At this point Postgres is where most open-source RDBMS development work is concentrated. It's not only a solid codebase, it's piling up features pretty quickly and there are relatively few niches it doesn't fill at least adequately. All of these niches are covered by some commercial products built on top of Postgres (eg EnterpriseDB or CitusDB). It's pretty much a one-stop shop for application development. You can use it for everything from GIS to machine learning [0] pretty efficiently, and it pretty much will just do the right thing without you watching.

NoSQL really fits best around the margins, like as an auxiliary system for analytics. There is really almost no use-case where "user inputs data and we lose it" is an acceptable application behavior, so consistency is a business requirement for your master database whether you realize it or not. And consistency across a distributed system is hard so it almost always makes sense to sidestep clustering until the last possible moment. Buying more machine is cheap, replication/failover is a lot easier than consistency between distributed masters, and if you are really up against the wall there are those commercial products that can do this with Postgres.

If you want to make an analogy... Oracle is the suit, Postgres is the hardworking small business that is slowly but surely eating up Oracle's lunch, and MongoDB is a trustafarian with a hot-dog detector app. And that's why there's a lot of resentment towards MongoDB.

[0]: The 9.x series and 10.0 release have been absolutely jam-packed with new features, it's absurd how fast development is moving at the moment. One of my favorites... indexed cube queries. A cube is a data-cube type, an N-dimensional cube of data. One feature of this is distance queries, which have obvious applications in pattern recognition tasks (eg k-nearest-neighbor). One of the features in 9.6 is index functionality for these, so you can now do indexed KNN searches on your data...

https://www.depesz.com/2016/01/10/waiting-for-9-6-cube-exten...

> NoSQL really fits best around the margins, like as an auxiliary system for analytics.

I'd say it also fits well in two niches: document datastores (so long as there's some JOIN support, via referencing nested documents vs direct nesting) and graph stores.

I remember 10+ years ago working on storing nested sets in the RDBMS and it wasn't pretty. And the RDBMS schema for Magento 1, with key-value tables all over the place which NoSQL would have removed the need for.

Can you define what "nested sets" means more specifically?

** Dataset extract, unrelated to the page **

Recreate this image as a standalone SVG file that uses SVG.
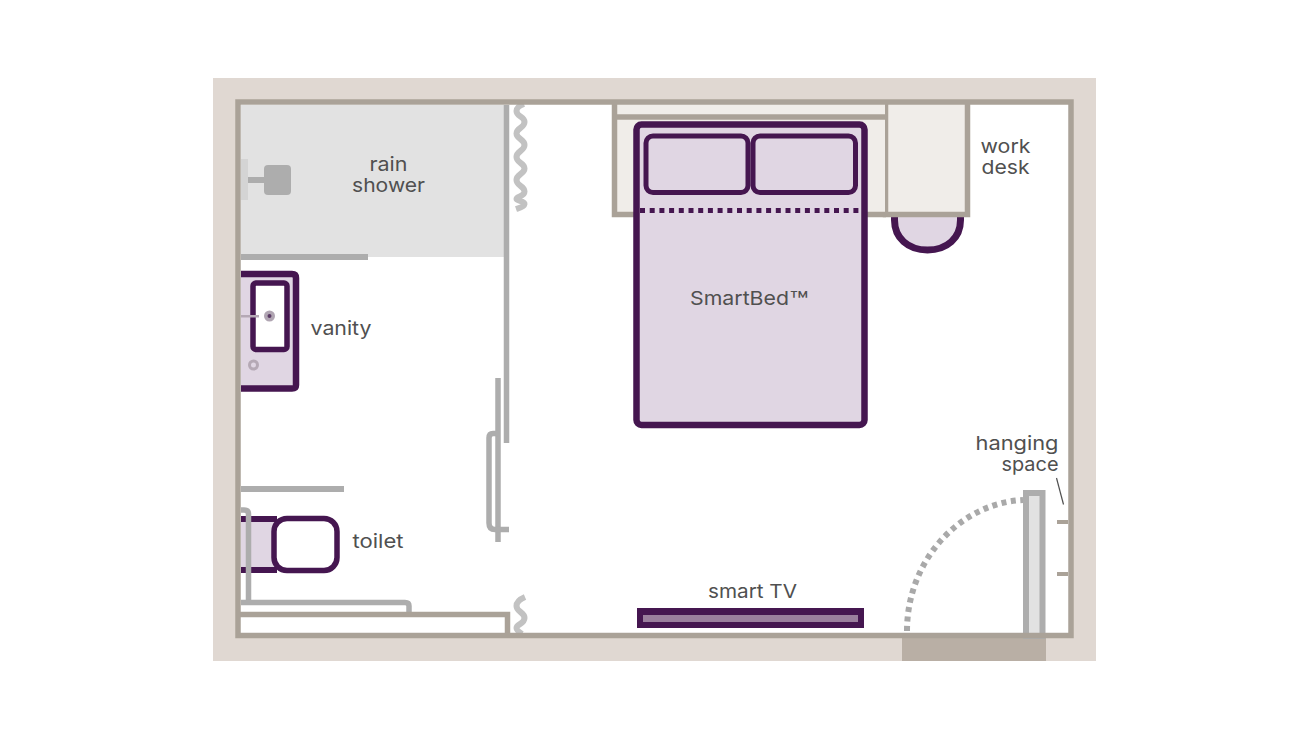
<svg xmlns="http://www.w3.org/2000/svg" width="1310" height="737" viewBox="0 0 1310 737">
<style>
.wall{fill:none;stroke:#aaa298;stroke-width:5.5}
.gray{fill:none;stroke:#adadad;stroke-width:5.5}
.wave{fill:none;stroke:#c2c2c2;stroke-width:6}
.plum{fill:#e0d6e3;stroke:#451650;stroke-width:6.5}
.chair{stroke-width:7}
.white{fill:#fff;stroke:#451650;stroke-width:5.500}
.cream{fill:#f0ede9}
text{font-family:"Inter","Liberation Sans",sans-serif;font-size:19px;fill:#505050;text-anchor:middle}
</style>
<rect width="1310" height="737" fill="#fff"/>
<rect x="213" y="78" width="883" height="583" fill="#e0d8d2"/>
<rect x="238" y="102" width="833" height="533.500" fill="#fff"/>
<rect x="902" y="638" width="144" height="23" fill="#b9afa5"/>
<g id="rain-shower">
<rect x="241" y="105" width="263" height="152" fill="#e2e2e2"/>
<rect x="241" y="159" width="7" height="41" fill="#d4d4d4"/>
<rect x="248" y="177" width="18" height="6" fill="#adadad"/>
<rect x="264" y="165" width="27" height="30" rx="4" fill="#adadad"/>
<rect x="241" y="254" width="127" height="6" fill="#adadad"/>
<text x="388.500" y="171" textLength="38" lengthAdjust="spacingAndGlyphs">rain</text>
<text x="388.500" y="192" textLength="73" lengthAdjust="spacingAndGlyphs">shower</text>
</g>
<g id="work-desk">
<path class="plum chair" d="M894.500 215V220C894.500 238 908 250 927.500 250C947 250 960.500 238 960.500 220V215"/>
<rect class="cream" x="885" y="104" width="81" height="110"/>
<path class="wall" d="M885.500 102V214.500H967.500V102"/>
<text x="1005.500" y="153" textLength="50" lengthAdjust="spacingAndGlyphs">work</text>
<text x="1005.500" y="174" textLength="48" lengthAdjust="spacingAndGlyphs">desk</text>
</g>
<g id="headboard">
<rect class="cream" x="615" y="104" width="270" height="110"/>
<path class="wall" d="M614.500 102V214.500H886M614.500 117H886"/>
</g>
<g id="smartbed">
<rect class="plum" x="636.500" y="124.500" width="228" height="300.500" rx="5"/>
<rect x="646" y="136" width="102" height="56.500" rx="7" fill="none" stroke="#451650" stroke-width="5"/>
<rect x="753" y="136" width="102.500" height="56.500" rx="7" fill="none" stroke="#451650" stroke-width="5"/>
<path d="M640 210.500H860" fill="none" stroke="#451650" stroke-width="5" stroke-dasharray="5 4.700"/>
<text style="text-anchor:start"><tspan x="690" y="305" textLength="99" lengthAdjust="spacingAndGlyphs">SmartBed</tspan><tspan x="789.500" y="310" font-size="26" textLength="19" lengthAdjust="spacingAndGlyphs">™</tspan></text>
</g>
<g id="vanity">
<path class="plum" d="M241 274H292Q296 274 296 278V385Q296 388.500 292 388.500H241"/>
<rect class="white" x="253" y="283" width="34" height="66.500" rx="3"/>
<rect x="241" y="315" width="18" height="2.500" fill="#b5a9b5"/>
<circle cx="269.500" cy="316" r="5.500" fill="#b0a5b2"/>
<circle cx="269.500" cy="316" r="2" fill="#5a3a64"/>
<circle cx="253.500" cy="365" r="4" fill="none" stroke="#b5a9b5" stroke-width="3"/>
<text x="341" y="335" textLength="61" lengthAdjust="spacingAndGlyphs">vanity</text>
</g>
<g id="toilet">
<rect x="241" y="518" width="36" height="52" fill="#e0d6e3"/>
<path d="M241 519H277M241 570H277" fill="none" stroke="#451650" stroke-width="6"/>
<rect class="white" x="274" y="518.500" width="63" height="52" rx="13"/>
<rect x="241" y="486" width="103" height="6" fill="#adadad"/>
<path class="gray" d="M241 510H244Q248.500 510 248.500 514V601"/>
<path class="gray" d="M241 602.500H405Q409 602.500 409 606V613"/>
<text x="378" y="548" textLength="51" lengthAdjust="spacingAndGlyphs">toilet</text>
</g>
<g id="smart-tv">
<rect x="637" y="608" width="227" height="20" fill="#451650"/>
<rect x="643" y="615" width="215" height="7" fill="#9a7f9d"/>
<text x="752.500" y="598" textLength="89" lengthAdjust="spacingAndGlyphs">smart TV</text>
</g>
<g id="entry-door">
<path d="M907 631C907 560 960 503 1023 500" fill="none" stroke="#a9a9a9" stroke-width="6" stroke-dasharray="5 4.500"/>
<rect x="1026" y="493" width="16.500" height="143" fill="#e2e2e2" stroke="#adadad" stroke-width="6"/>
<rect x="1057" y="520" width="11" height="4" fill="#aaa298"/>
<rect x="1057" y="572" width="11" height="4" fill="#aaa298"/>
<text x="1017" y="450" textLength="83" lengthAdjust="spacingAndGlyphs">hanging</text>
<text x="1030" y="471" textLength="57" lengthAdjust="spacingAndGlyphs">space</text>
</g>
<g id="connectors">
<path d="M1056.500 478L1063.500 504.500" fill="none" stroke="#505050" stroke-width="1.200"/>
</g>
<g id="walls">
<path class="gray" d="M506.500 105V443"/>
<path class="gray" d="M498 378V542"/>
<path class="gray" d="M498 433.500H493Q489 433.500 489 438V523Q489 529.500 495 529.500H509"/>
<path class="wave" d="M524 104C518 106 516.500 108 516.500 111C516.500 117 524.500 116 524.500 122C524.500 128 516.500 128 516.500 133.500C516.500 139 524.500 139 524.500 145C524.500 151 516.500 151 516.500 157C516.500 163 524.500 163 524.500 168.500C524.500 174 516.500 174 516.500 180C516.500 186 524.500 186 524.500 191.500C524.500 197 516.500 196 516.500 199C516.500 201 525 201 524.500 204C524 207 519 208 516 209"/>
<path class="wave" d="M525 597C518 600 516.500 603 516.500 606C516.500 612 524.500 612 524.500 618C524.500 624 516.500 624 516.500 628C516.500 630 519 632 522 634"/>
<rect class="wall" x="238" y="102" width="833" height="533.500"/>
<path class="wall" d="M238 614.500H507.500V635"/>
</g>
</svg>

Postgres supports hierarchical/nested structures using the "ltree" column type. There is nothing stopping you from defining a primary key of (eg) "set1.set10.set100". There is also support for recursive views/etc to operate on these kinds of sets.

Again, if you have some kind of "sparse" column, it can make sense to put that into a JSONB column. This is effectively the same thing as attaching an unstructured document to a record for this use-case.

Sure: http://mikehillyer.com/articles/managing-hierarchical-data-i...

Joe Celko popularised them. I've been unable to find when they were first introduced; but a search of my source code archive points to having written one ~14 years ago.

> so long as there's some JOIN support, via referencing nested documents vs direct nesting)

Which has its own problems. PG does this just fine, with a full battle-tested relational system to back it (and you) up.

> with key-value tables all over the place which NoSQL would have removed the need for.

Product X having a stupid schema is not a good basis for an argument for or against a particular product.

> Product X having a stupid schema is not a good basis for an argument for or against a particular product.

What other way could Magento have implemented user-defined columns at the time, using a RDBMS? In 2009 when MongoDB was released, JSON columnstores were something to dream of and the alternative was storing serialised data in a BLOB field. That "stupid schema" did not have an alternative I can think of, except NoSQL.

I'm not sure if those were questionable defaults, or questionable design decisions which were the only option at the time, and now persist as questionable defaults.

I'm pretty sure that mmap was the only storage engine available for MongoDB for most of the hype period.